One family member knows where to find master passwords if needed.
Besides my physical drives, I also backup my accounts-stuff (encrypted ofc) on a cloud folder. Many cloud providers allow you to create a link to access that folder. In case those links are long, you can also create a short, memorable link that is able to lead to that link. So technically I just need a browser to access my stuff.
I’m assuming you would be able to call your wife on a phone if all your things were stolen (and well, this would probably happen anyway to let her know what happened).
Set her up in advance with means to get into your password vault. You can do any combination of sharing the password itself or just having it somewhere safe and accessible, and having a backup code (or other 2FA method) available as well. Example:
password printed on paper somewhere in house
TOTP already saved/active on wife’s phone
I also think taking advantage of the emergency contact feature some password managers have would be a good idea, probably even easier than the above if the contact can be trusted to secure their own BW account.
I would do this instead of any method involving remembering a break-glass email account name and password because IMO, in such a situation you might have trouble remembering, and that might cause mounting panic in an already bad situation. I imagine finding or borrowing a phone that you can use would be possible (accessible via hotel/wherever you’re staying, kind stranger, etc) since in this situation we’re assuming a computer is accessible as well.

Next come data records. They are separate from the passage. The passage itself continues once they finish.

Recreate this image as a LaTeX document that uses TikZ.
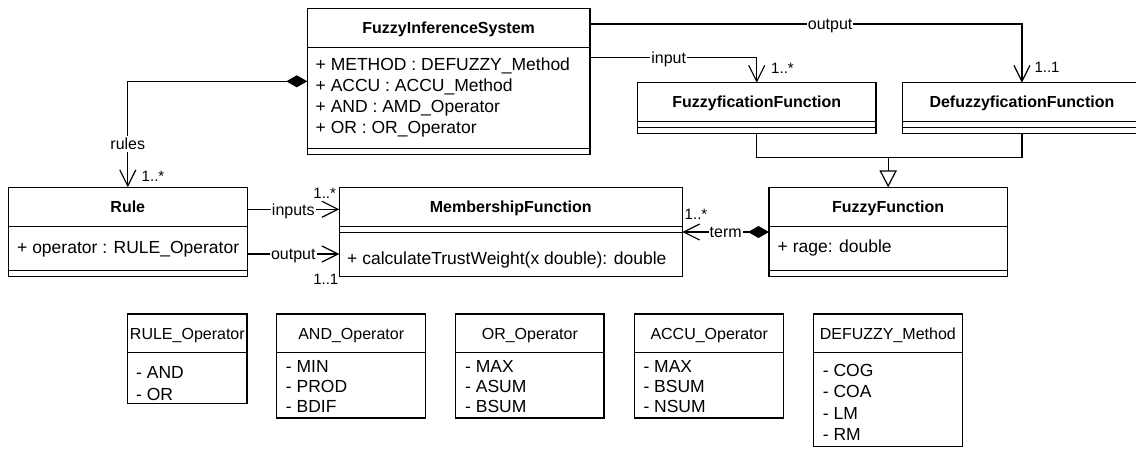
\documentclass[tikz,border=0pt]{standalone}
\usepackage{fontspec}
\setmainfont{Liberation Sans}
\usetikzlibrary{arrows.meta}

\tikzset{
  uml/.style={draw, line width=1.2pt, inner sep=0pt, outer sep=0pt},
  sepline/.style={line width=1.2pt},
  ttl/.style={font=\fontsize{16}{19}\selectfont\bfseries, inner sep=0pt, text height=11.5pt, text depth=0pt},
  enttl/.style={font=\fontsize{16}{19}\selectfont, inner sep=0pt, text height=11.5pt, text depth=0pt},
  attr/.style={font=\fontsize{17.5}{21}\selectfont, inner sep=0pt, anchor=west, text height=12.5pt, text depth=0pt},
  lbl/.style={font=\fontsize{16}{19}\selectfont, fill=white, inner xsep=1pt, inner ysep=2pt, text height=11.5pt, text depth=0pt},
  mult/.style={font=\fontsize{15}{18}\selectfont, inner sep=0pt, text height=10.7pt, text depth=0pt},
  conn/.style={line width=1.2pt, line join=miter},
  assoc/.style={conn, -{Straight Barb[length=16pt,width=16pt]}},
  compo/.style={conn, {Diamond[length=21pt,width=12pt]}-{Straight Barb[length=16pt,width=16pt]}},
  gen/.style={conn, -{Triangle[fill=white,length=17pt,width=17.4pt]}},
}

\begin{document}
\begin{tikzpicture}[x=1pt, y=-1pt]
\useasboundingbox (0,0) rectangle (1136,448);

% ---------- FuzzyInferenceSystem ----------
\node[uml, minimum width=282.7pt, minimum height=146pt] (fis) at (448.65,81.3) {};
\draw[sepline] ([yshift=-39pt]fis.north west) -- ([yshift=-39pt]fis.north east);
\draw[sepline] ([yshift=6pt]fis.south west) -- ([yshift=6pt]fis.south east);
\node[ttl] (fisT) at (448.65,28) {FuzzyInferenceSystem};
\node[attr] (fisA) at (315.5,64) {+ METHOD : DEFUZZY\_Method};
\node[attr] (fisB) at (315.5,85) {+ ACCU : ACCU\_Method};
\node[attr] (fisC) at (315.5,106) {+ AND : AMD\_Operator};
\node[attr] (fisD) at (315.5,127) {+ OR : OR\_Operator};

% ---------- FuzzyficationFunction ----------
\node[uml, minimum width=238.5pt, minimum height=50.6pt] (fuzz) at (756.75,108) {};
\draw[sepline] ([yshift=-39pt]fuzz.north west) -- ([yshift=-39pt]fuzz.north east);
\draw[sepline] ([yshift=-44.8pt]fuzz.north west) -- ([yshift=-44.8pt]fuzz.north east);
\node[ttl] (fuzzT) at (756.75,102.2) {FuzzyficationFunction};

% ---------- DefuzzyficationFunction ----------
\node[uml, minimum width=238.5pt, minimum height=50.6pt] (defz) at (1021.95,108) {};
\draw[sepline] ([yshift=-39pt]defz.north west) -- ([yshift=-39pt]defz.north east);
\draw[sepline] ([yshift=-44.8pt]defz.north west) -- ([yshift=-44.8pt]defz.north east);
\node[ttl] (defzT) at (1021.95,102.2) {DefuzzyficationFunction};

% ---------- Rule ----------
\node[uml, minimum width=239pt, minimum height=89.4pt] (rule) at (127.8,232) {};
\draw[sepline] ([yshift=-39pt]rule.north west) -- ([yshift=-39pt]rule.north east);
\draw[sepline] ([yshift=6pt]rule.south west) -- ([yshift=6pt]rule.south east);
\node[ttl] (ruleT) at (127.8,206.7) {Rule};
\node[attr] (ruleA) at (17,247) {+ operator : RULE\_Operator};

% ---------- MembershipFunction ----------
\node[uml, minimum width=343pt, minimum height=89.4pt] (mf) at (510.8,232) {};
\draw[sepline] ([yshift=-39pt]mf.north west) -- ([yshift=-39pt]mf.north east);
\draw[sepline] ([yshift=-45pt]mf.north west) -- ([yshift=-45pt]mf.north east);
\node[ttl] (mfT) at (510.8,206.7) {MembershipFunction};
\node[attr] (mfA) at (347,258) {+ calculateTrustWeight(x double): double};

% ---------- FuzzyFunction ----------
\node[uml, minimum width=238.3pt, minimum height=89.4pt] (ffun) at (888.15,232) {};
\draw[sepline] ([yshift=-39pt]ffun.north west) -- ([yshift=-39pt]ffun.north east);
\draw[sepline] ([yshift=6pt]ffun.south west) -- ([yshift=6pt]ffun.south east);
\node[ttl] (ffunT) at (888.15,206.7) {FuzzyFunction};
\node[attr] (ffunA) at (777.5,246) {+ rage: double};

% ---------- enumerations ----------
\node[uml, minimum width=119.3pt, minimum height=89.3pt] (ruleop) at (187.35,358.65) {};
\draw[sepline] ([yshift=-38.3pt]ruleop.north west) -- ([yshift=-38.3pt]ruleop.north east);
\node[enttl] (ruleopT) at (187.35,333.3) {RULE\_Operator};
\node[attr] (ruleop1) at (136,372.7) {- AND};
\node[attr] (ruleop2) at (136,394.3) {- OR};

\node[uml, minimum width=149pt, minimum height=104pt] (andop) at (351.2,366) {};
\draw[sepline] ([yshift=-38.3pt]andop.north west) -- ([yshift=-38.3pt]andop.north east);
\node[enttl] (andopT) at (351.2,333.3) {AND\_Operator};
\node[attr] (andop1) at (285.7,366.7) {- MIN};
\node[attr] (andop2) at (285.7,386.7) {- PROD};
\node[attr] (andop3) at (285.7,406.7) {- BDIF};

\node[uml, minimum width=148.3pt, minimum height=104pt] (orop) at (529.85,366) {};
\draw[sepline] ([yshift=-38.3pt]orop.north west) -- ([yshift=-38.3pt]orop.north east);
\node[enttl] (oropT) at (529.85,333.3) {OR\_Operator};
\node[attr] (orop1) at (465,366.7) {- MAX};
\node[attr] (orop2) at (465,386.7) {- ASUM};
\node[attr] (orop3) at (465,406.7) {- BSUM};

\node[uml, minimum width=149pt, minimum height=104pt] (accuop) at (709.2,366) {};
\draw[sepline] ([yshift=-38.3pt]accuop.north west) -- ([yshift=-38.3pt]accuop.north east);
\node[enttl] (accuopT) at (709.2,333.3) {ACCU\_Operator};
\node[attr] (accuop1) at (643.3,366.7) {- MAX};
\node[attr] (accuop2) at (643.3,386.7) {- BSUM};
\node[attr] (accuop3) at (643.3,406.7) {- NSUM};

\node[uml, minimum width=149pt, minimum height=132.7pt] (defm) at (887.8,380.35) {};
\draw[sepline] ([yshift=-38.3pt]defm.north west) -- ([yshift=-38.3pt]defm.north east);
\node[enttl] (defmT) at (887.8,333.3) {DEFUZZY\_Method};
\node[attr] (defm1) at (822.7,370) {- COG};
\node[attr] (defm2) at (822.7,391.7) {- COA};
\node[attr] (defm3) at (822.7,413.3) {- LM};
\node[attr] (defm4) at (822.7,434.3) {- RM};

% ---------- connectors ----------
% composition: FuzzyInferenceSystem -> Rule
\draw[compo] (fis.west) -| node[lbl, pos=0.796] (lrules) {rules} (rule.north);
\node[mult] (mrules) at (153,176) {1..*};

% FuzzyInferenceSystem -> FuzzyficationFunction
\draw[assoc] ([yshift=-49pt]fis.north east) -| node[lbl, pos=0.236] (linput) {input} (fuzz.north);
\node[mult] (minput) at (782.5,68) {1..*};

% FuzzyInferenceSystem -> DefuzzyficationFunction
\draw[assoc] ([yshift=-15.7pt]fis.north east) -| node[lbl, pos=0.278] (loutput) {output} (defz.north);
\node[mult] (moutput) at (1047,67.5) {1..1};

% Rule -> MembershipFunction
\draw[assoc] ([yshift=22.7pt]rule.east) -- node[lbl] (linputs) {inputs} ([yshift=22.7pt]mf.west);
\node[mult] (minputs) at (324.7,192.7) {1..*};
\draw[assoc] ([yshift=-22pt]rule.east) -- node[lbl] (lroutput) {output} ([yshift=-22pt]mf.west);
\node[mult] (mroutput) at (325.8,279.5) {1..1};

% composition: FuzzyFunction -> MembershipFunction
\draw[compo] (ffun.west) -- node[lbl] (lterm) {term} (mf.east);
\node[mult] (mterm) at (696,214) {1..*};

% generalization
\coordinate (gj) at ([yshift=30pt]ffun.north);
\draw[conn] (fuzz.south) |- (gj) -| (defz.south);
\draw[gen] (gj) -- (ffun.north);
\end{tikzpicture}
\end{document}
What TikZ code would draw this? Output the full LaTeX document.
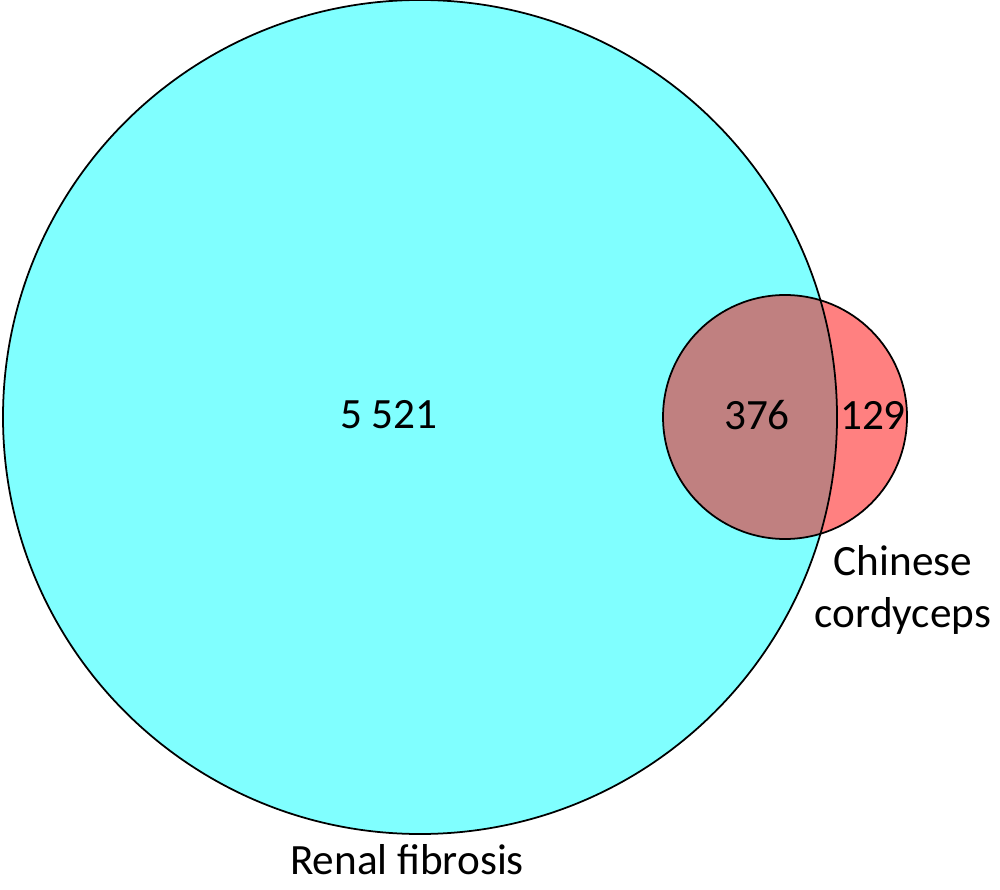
\documentclass[tikz,border=0pt]{standalone}
\usepackage{fontspec}
\setmainfont{Carlito}
\usepackage{tikz}
\usetikzlibrary{positioning}

\definecolor{rfcyan}{HTML}{80FFFF}
\definecolor{cored}{HTML}{FF8080}
\definecolor{overlap}{HTML}{C08080}

\begin{document}
\begin{tikzpicture}[
    setline/.style={draw=black, line width=0.5pt},
    countlbl/.style={font=\fontsize{12.3}{14.6}\selectfont, inner sep=0pt},
    setlbl/.style={countlbl, align=center}]
    \useasboundingbox (0,0) rectangle (10,8.89);
    % Sets
    \coordinate (rfc) at (4.20,4.72);
    \coordinate (ccc) at (7.85,4.72);
    \fill[rfcyan] (rfc) circle (4.17);
    \fill[cored] (ccc) circle (1.22);
    \begin{scope}
      \clip (rfc) circle (4.17);
      \fill[overlap] (ccc) circle (1.22);
    \end{scope}
    \draw[setline] (rfc) circle (4.17);
    \draw[setline] (ccc) circle (1.22);
    % Counts
    \node[countlbl] (only-rf) at (3.89,4.74) {5 521};
    \node[countlbl] (both) at (7.57,4.74) {376};
    \node[countlbl] (only-cc) at (8.73,4.74) {129};
    % Labels
    \node[setlbl] (lbl-cc) at (9.03,2.99) {Chinese\\cordyceps};
    \node[setlbl] (lbl-rf) at (4.07,0.29) {Renal fibrosis};
  \end{tikzpicture}
\end{document}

Often communication is via email. In addition due to her shift work it could be 24-30 hours before I get a reply, especially if it is something she needs to do from home. Hence why I am looking at being self sufficient.
I believe Deviant Ollam has a video that goes over part of this called Lawyer, Passport, Locksmith, Gun. He goes over a few scenarios similar to what you’ve mentioned and some possible solutions and plans for handling it.
Then I think a link to your backup folder on cloud would be the most minimal step to get your stuff, in case you can’t access to any required device.